Sozialwerke Pfarrer Sieber
- Named after: Ernst Sieber
- Formation: 1963
- Founder: Pastor Ernst Sieber
- Type: Non-profit organization and relief organisation
- Legal status: Foundation and relief organisation
- Headquarters: Zürich-Aussersihl, Canton of Zürich
- Location: Hohlstrasse 192, CH-8004 Zürich;
- Region served: Switzerland
- Method: capacity building
- Website: Official website (in German)

= Sozialwerke Pfarrer Sieber =

Swiss charity and relief organization

Sozialwerke Pfarrer Sieber (SWS) is a Swiss charitable foundation and relief organisation based the municipality of Zürich. Initiated in 1963 by Ernst Sieber, a pastor associated with the Reformierte Kirche des Kantons Zürich, the relief organisation was founded in 1988. SWS supports disadvantaged people, to help to alleviate the hardships around addiction, disease, violence and homelessness.

== History and orientation ==
In winter 1963, the first homeless community in a bunker in Zürich-Aussersihl was founded by Ernst Sieber, and in fact the charity started its first project that was follow by numerous initiatives over the decades, among them Sune-Dörfli, Sune-Egge, Ur-Dörfli, Sune-Stube, Pfuusbus, and Brothausen in Zürich-Affoltern for homeless people, or food supplement for poor people. In 1988 the foundation was formally established. The foundation claims to support, committed on the basis of the Gospel for needy fellow man...to help to alleviate the hardships around addiction, disease, violence and homelessness. Hence, to update the biblical message in view of social distress and the distress of individuals who are mentally and physically suffering, socially injured, homeless and refuged, drug addicted, and to inflict upon pastoral, social, medical and material assistance. SWS claims to cooperate with individuals, private, civil and ecclesiastical authorities, to ensure partnership and mutually complementary aid.

== Sieber-Huus ==
In Zürich-Affoltern, Sieber's foundation plans to combine some of the present Sieber institutions in a large complex in the so-called Sieber-Huus. The Reformed church of the canton of Zürich intends to be the building's owner. Sieber's foundation plans to contribute eleven million Swiss Francs to the interior design; the project amounts to 35 million Swiss Francs.

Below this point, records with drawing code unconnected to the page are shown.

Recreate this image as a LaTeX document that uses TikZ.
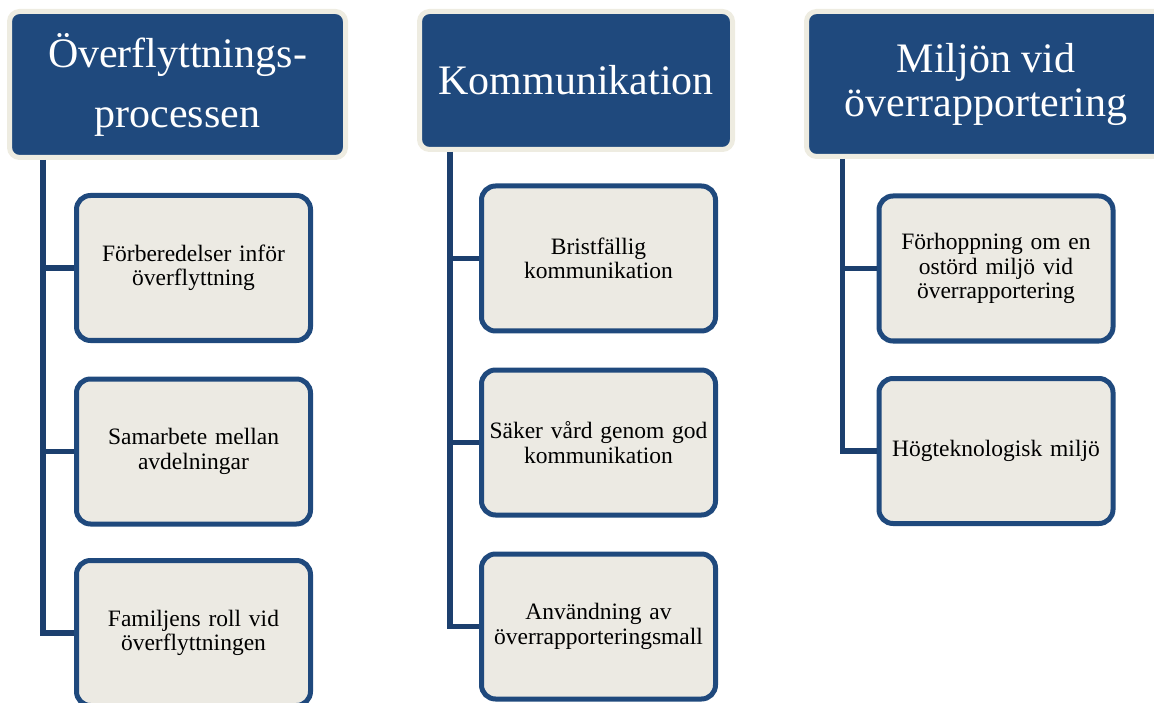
\documentclass[tikz,border=0pt]{standalone}
\usepackage{fontspec}
\setmainfont{Liberation Serif}
\definecolor{hdblue}{HTML}{1F497D}
\definecolor{hdcream}{HTML}{EEECE1}
\definecolor{boxfill}{HTML}{ECEAE3}
\definecolor{trunkblue}{HTML}{1C3F6E}

\begin{document}
\begin{tikzpicture}[x=1pt, y=-1pt,
        header/.style={draw=hdcream, line width=5pt, fill=hdblue, rounded corners=10pt, text=white, align=center, inner sep=0pt, font=\fontsize{42}{44}\selectfont},
        item/.style={draw=hdblue, line width=5pt, fill=boxfill, rounded corners=14pt, minimum width=234pt, minimum height=145pt, text width=222pt, align=center, inner sep=0pt, font=\fontsize{23.5}{24.5}\selectfont},
        trunk/.style={draw=trunkblue, line width=5.5pt}]
            \useasboundingbox (0, 0) rectangle (1154, 703);
            \node[header, minimum width=336pt, minimum height=146pt] (h1) at (177.5, 84.5) {Överflyttnings-\\[16pt]processen};
            \node[header, minimum width=313pt, minimum height=138pt] (h2) at (576, 80.5) {Kommunikation};
            \node[header, minimum width=359pt, minimum height=145pt] (h3) at (986, 84) {Miljön vid\\överrapportering};
            \node[item] (c11) at (193.5, 268) {Förberedelser inför\\överflyttning};
            \node[item] (c12) at (193.5, 451.5) {Samarbete mellan\\avdelningar};
            \node[item] (c13) at (193.5, 633) {Familjens roll vid\\överflyttningen};
            \node[item] (c21) at (598.5, 258.5) {Bristfällig\\kommunikation};
            \node[item] (c22) at (598.5, 442.5) {Säker vård genom god\\kommunikation};
            \node[item] (c23) at (598.5, 626.5) {Användning av\\överrapporteringsmall};
            \node[item] (c31) at (996, 268.5) {Förhoppning om en\\ostörd miljö vid\\överrapportering};
            \node[item] (c32) at (996, 451) {Högteknologisk miljö};
            \coordinate (t1) at (43, 160);
            \coordinate (t2) at (450, 152);
            \coordinate (t3) at (842.5, 159);
            \draw[trunk] (t1) |- (c13.west);
            \draw[trunk] (t2) |- (c23.west);
            \draw[trunk] (t3) |- (c32.west);
            \draw[trunk] (t1 |- c11.west) -- (c11.west);
            \draw[trunk] (t1 |- c12.west) -- (c12.west);
            \draw[trunk] (t2 |- c21.west) -- (c21.west);
            \draw[trunk] (t2 |- c22.west) -- (c22.west);
            \draw[trunk] (t3 |- c31.west) -- (c31.west);
        \end{tikzpicture}
\end{document}
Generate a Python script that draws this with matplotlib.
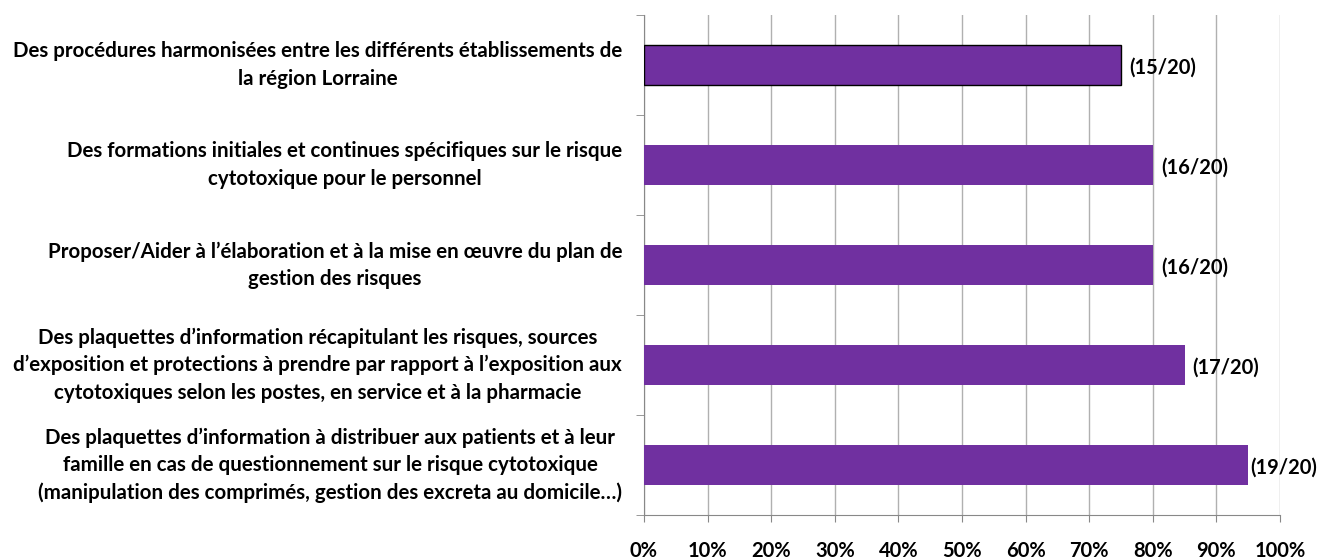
import matplotlib
matplotlib.use("Agg")
import matplotlib.pyplot as plt
import numpy as np

categories = [
    "Des procédures harmonisées entre les différents établissements de\nla région Lorraine",
    "Des formations initiales et continues spécifiques sur le risque\ncytotoxique pour le personnel",
    "Proposer/Aider à l’élaboration et à la mise en œuvre du plan de\ngestion des risques",
    "Des plaquettes d’information récapitulant les risques, sources\nd’exposition et protections à prendre par rapport à l’exposition aux\ncytotoxiques selon les postes, en service et à la pharmacie",
    "Des plaquettes d’information à distribuer aux patients et à leur\nfamille en cas de questionnement sur le risque cytotoxique\n(manipulation des comprimés, gestion des excreta au domicile…)",
]
values = [75, 80, 80, 85, 95]
bar_labels = ["(15/20)", "(16/20)", "(16/20)", "(17/20)", "(19/20)"]
xticks = [0, 10, 20, 30, 40, 50, 60, 70, 80, 90, 100]
xticklabels = [f"{v}%" for v in xticks]

plt.rcParams['font.family'] = ['Lato', 'DejaVu Sans']

fig = plt.figure(figsize=(13.2, 5.6), dpi=100)
ax = fig.add_axes([644/1320, 1-515/560, (1280-644)/1320, 500/560])

y = np.arange(len(categories))
purple = "#7030A0"
bars = ax.barh(y, values, height=0.4, color=purple, zorder=3)
bars[0].set_edgecolor("black")
bars[0].set_linewidth(1.0)

ax.set_xlim(0, 100)
ax.set_ylim(len(categories) - 0.5, -0.5)
ax.set_xticks(xticks)
ax.set_xticklabels(xticklabels, fontsize=14.5, fontweight='bold')
ax.tick_params(axis='x', length=5, color='#888888', pad=14)
ax.grid(axis='x', color='#b0b0b0', linewidth=1, zorder=0)

ax.set_yticks([])
ax.set_yticks(np.arange(-0.5, len(categories) + 0.5, 1), minor=True)
ax.tick_params(axis='y', which='minor', length=6, color='#888888')
ax.set_yticklabels([], minor=True)

for s in ['top', 'right']:
    ax.spines[s].set_visible(False)
for s in ['left', 'bottom']:
    ax.spines[s].set_color('#888888')

for yi, cat in zip(y, categories):
    ax.annotate(cat, xy=(0, yi), xycoords=('axes fraction', 'data'),
                xytext=(-22, 0), textcoords='offset pixels',
                ha='right', va='center', multialignment='center',
                fontsize=14.8, fontweight='bold', linespacing=1.45)

for yi, v, lab in zip(y, values, bar_labels):
    off = 2 if v >= 90 else 8
    ax.annotate(lab, xy=(v, yi), xytext=(off, -3), textcoords='offset pixels',
                ha='left', va='center', fontsize=14.5, fontweight='bold',
                annotation_clip=False)

fig.savefig("out.png", dpi=100)
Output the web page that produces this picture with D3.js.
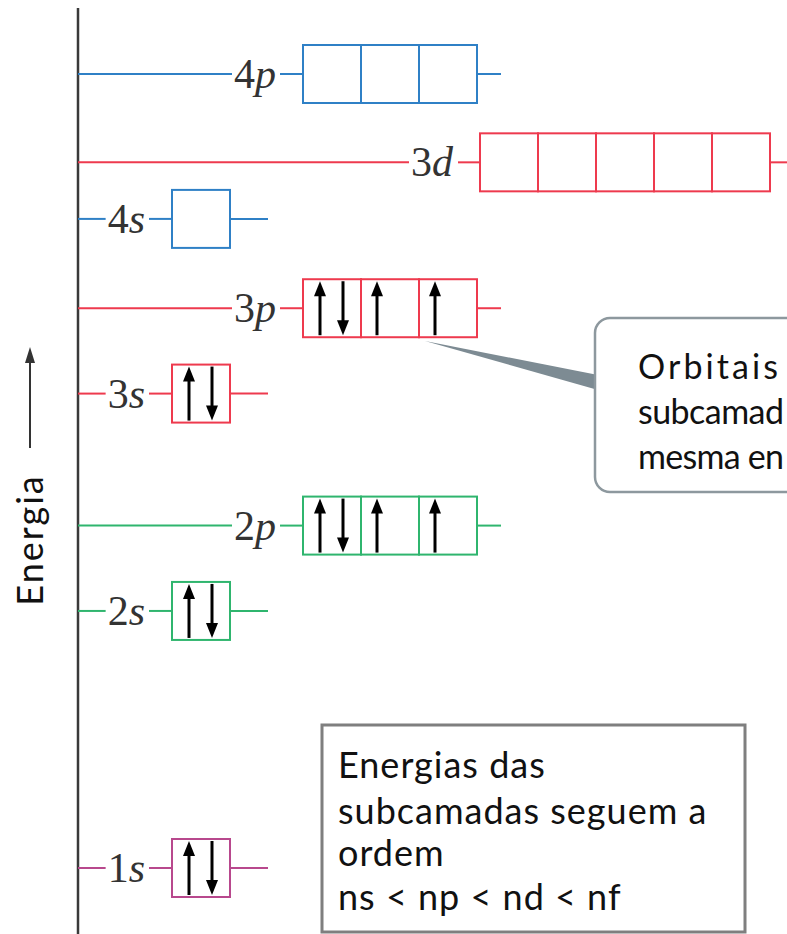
<!DOCTYPE html>
<html><head><meta charset="utf-8">
<script src="https://cdn.jsdelivr.net/npm/d3@7"></script>
<style>html,body{margin:0;padding:0;background:#fff;overflow:hidden}</style>
</head><body>
<svg id="c" width="787" height="934"></svg>
<script>
// ---- data ----
const levels    = ["1s","2s","2p","3s","3p","4s","3d","4p"];
const shellN    = [1, 2, 2, 3, 3, 4, 3, 4];
const subType   = ["s","s","p","s","p","s","d","p"];
const energies  = [1.0, 3.59, 4.45, 5.78, 6.64, 7.54, 8.11, 9.0];
const electrons = [[2],[2],[2,1,1],[2],[2,1,1],[0],[0,0,0,0,0],[0,0,0]];
const shells      = [1, 2, 3, 4];
const shellColors = ["#b8488d", "#2fb56e", "#ee3a4e", "#2f80c6"];
const types       = ["s", "p", "d"];
const axisLabel   = "Energia";
// visible part of the callout text (the box runs past the right edge)
const calloutLines = ["Orbitais", "subcamad", "mesma en"];
const calloutWidths = [140, 146, 146];
const noteLines    = ["Energias das", "subcamadas seguem a", "ordem", "ns < np < nd < nf"];

// ---- scales ----
const svg = d3.select("#c");
const y = d3.scaleLinear().domain([1, 9]).range([868, 74]);
const boxStart = d3.scaleOrdinal().domain(types).range([172, 303, 480]);
const tailLen  = d3.scaleOrdinal().domain(types).range([38, 24, 20]);
const color    = d3.scaleOrdinal().domain(shells).range(shellColors);
const cell = 58;
const cellX = (t, i) => d3.scaleLinear().domain([0, 1]).range([boxStart(t), boxStart(t) + cell])(i);
const axisX = 78;
const hand = "Lato, 'Open Sans', sans-serif";

// vertical axis
svg.append("line").attr("x1", axisX).attr("x2", axisX).attr("y1", 8).attr("y2", 934)
  .attr("stroke", "#3a3a3a").attr("stroke-width", 2.5);

// energy arrow + label
svg.append("line").attr("x1", 30).attr("x2", 30).attr("y1", 448).attr("y2", 360)
  .attr("stroke", "#333").attr("stroke-width", 2);
svg.append("path").attr("d", "M30,347 L25,363 L35,363 Z").attr("fill", "#333");
svg.append("text").attr("transform", "translate(43,540) rotate(-90)")
  .attr("text-anchor", "middle").attr("font-family", hand).attr("font-size", 36)
  .attr("letter-spacing", 2).attr("fill", "#111").text(axisLabel);

const data = levels.map((l, i) => ({
  name: l, n: shellN[i], t: subType[i], e: energies[i], el: electrons[i]
}));

const g = svg.selectAll("g.level").data(data).enter().append("g").attr("class", "level");

g.each(function(d) {
  const sel = d3.select(this);
  const yy = y(d.e);
  const c = color(d.n);
  const x0 = boxStart(d.t);
  const x1 = cellX(d.t, d.el.length);
  // label
  const lab = sel.append("text").attr("x", x0 - 27).attr("y", yy + 14)
    .attr("text-anchor", "end").attr("font-family", "'Liberation Serif', 'DejaVu Serif', serif")
    .attr("font-size", 42).attr("fill", "#333");
  lab.append("tspan").text(String(d.n));
  lab.append("tspan").attr("font-style", "italic").text(d.t);
  const bb = lab.node().getBBox();
  // lines
  sel.append("line").attr("x1", axisX).attr("x2", bb.x - 2).attr("y1", yy).attr("y2", yy)
    .attr("stroke", c).attr("stroke-width", 2);
  sel.append("line").attr("x1", bb.x + bb.width + 4).attr("x2", x0).attr("y1", yy).attr("y2", yy)
    .attr("stroke", c).attr("stroke-width", 2);
  sel.append("line").attr("x1", x1).attr("x2", x1 + tailLen(d.t)).attr("y1", yy).attr("y2", yy)
    .attr("stroke", c).attr("stroke-width", 2);
  // cells
  d.el.forEach((ne, i) => {
    const cx = cellX(d.t, i);
    sel.append("rect").attr("x", cx).attr("y", yy - cell / 2).attr("width", cell).attr("height", cell)
      .attr("fill", "none").attr("stroke", c).attr("stroke-width", 2);
    const arrows = ne === 2 ? [["up", 17], ["down", 40]] : ne === 1 ? [["up", 16]] : [];
    arrows.forEach(([dir, off]) => {
      const ax = cx + off;
      const top = yy - 27, bot = yy + 27;
      if (dir === "up") {
        sel.append("line").attr("x1", ax).attr("x2", ax).attr("y1", bot).attr("y2", top + 10)
          .attr("stroke", "#000").attr("stroke-width", 3);
        sel.append("path").attr("d", `M${ax},${top} L${ax - 6},${top + 15} L${ax + 6},${top + 15} Z`).attr("fill", "#000");
      } else {
        sel.append("line").attr("x1", ax).attr("x2", ax).attr("y1", top).attr("y2", bot - 10)
          .attr("stroke", "#000").attr("stroke-width", 3);
        sel.append("path").attr("d", `M${ax},${bot} L${ax - 6},${bot - 15} L${ax + 6},${bot - 15} Z`).attr("fill", "#000");
      }
    });
  });
});

// callout
svg.append("path").attr("d", "M425,341 L598,375 L598,390 Z").attr("fill", "#7d8b93");
svg.append("rect").attr("x", 595).attr("y", 318).attr("width", 260).attr("height", 174).attr("rx", 15)
  .attr("fill", "#fff").attr("stroke", "#8d989e").attr("stroke-width", 2.5);
svg.append("g").selectAll("text").data(calloutLines).enter().append("text")
  .attr("x", 638).attr("y", (d, i) => 379 + i * 45)
  .attr("font-family", hand).attr("font-size", 34)
  .attr("textLength", (d, i) => calloutWidths[i]).attr("lengthAdjust", "spacing")
  .attr("fill", "#111")
  .text(d => d);

// note box
svg.append("rect").attr("x", 322).attr("y", 725).attr("width", 423).attr("height", 207)
  .attr("fill", "#fff").attr("stroke", "#7f7f7f").attr("stroke-width", 3);
svg.append("g").selectAll("text").data(noteLines).enter().append("text")
  .attr("x", 338).attr("y", (d, i) => [778, 824, 866, 910][i])
  .attr("font-family", hand).attr("font-size", 36).attr("letter-spacing", 1).attr("fill", "#111")
  .text(d => d);
</script>
</body></html>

From autumn 2021, the new building will house the Sune-Egge, the Sunegarte, the present settlement Brothuuse and the administration of the foundation. The Sune-Egge is a hospital for addicts, the Sunegarte is the corresponding nursing home. Brothuuse offers accommodation and care. As of 2017, the foundation comprises 13 facilities and services and employs 170 staff and around 100 volunteers.

== Pfuusbus ==
Pfuusbus, in fact a semitrailer truck, is one of the best known projects of the foundation. The bus for the homeless people in the greater Zürich area recorded 3,873 nights' stay, 700 more than last winter, between November 2015 and March 2016. The emergency shelter has been used by 278 people during the five winter months 2015/16. Over 150 nights, two caretakers have looked after the accommodation for the homeless people, assisted by two additional volunteers who have prepared more than 1,400 evening meals. In a separate tent, called Iglu (igloo), 206 homeless migrant workers were housed in Zürich-Seebach; they spent a total of 1,466 nights. Around two thirds of the migrant workers were from Romania who are employed mainly in Swiss agriculture in summer and autumn. The European migrant crisis, as the foundation communicated, did not affect the occupancy levels.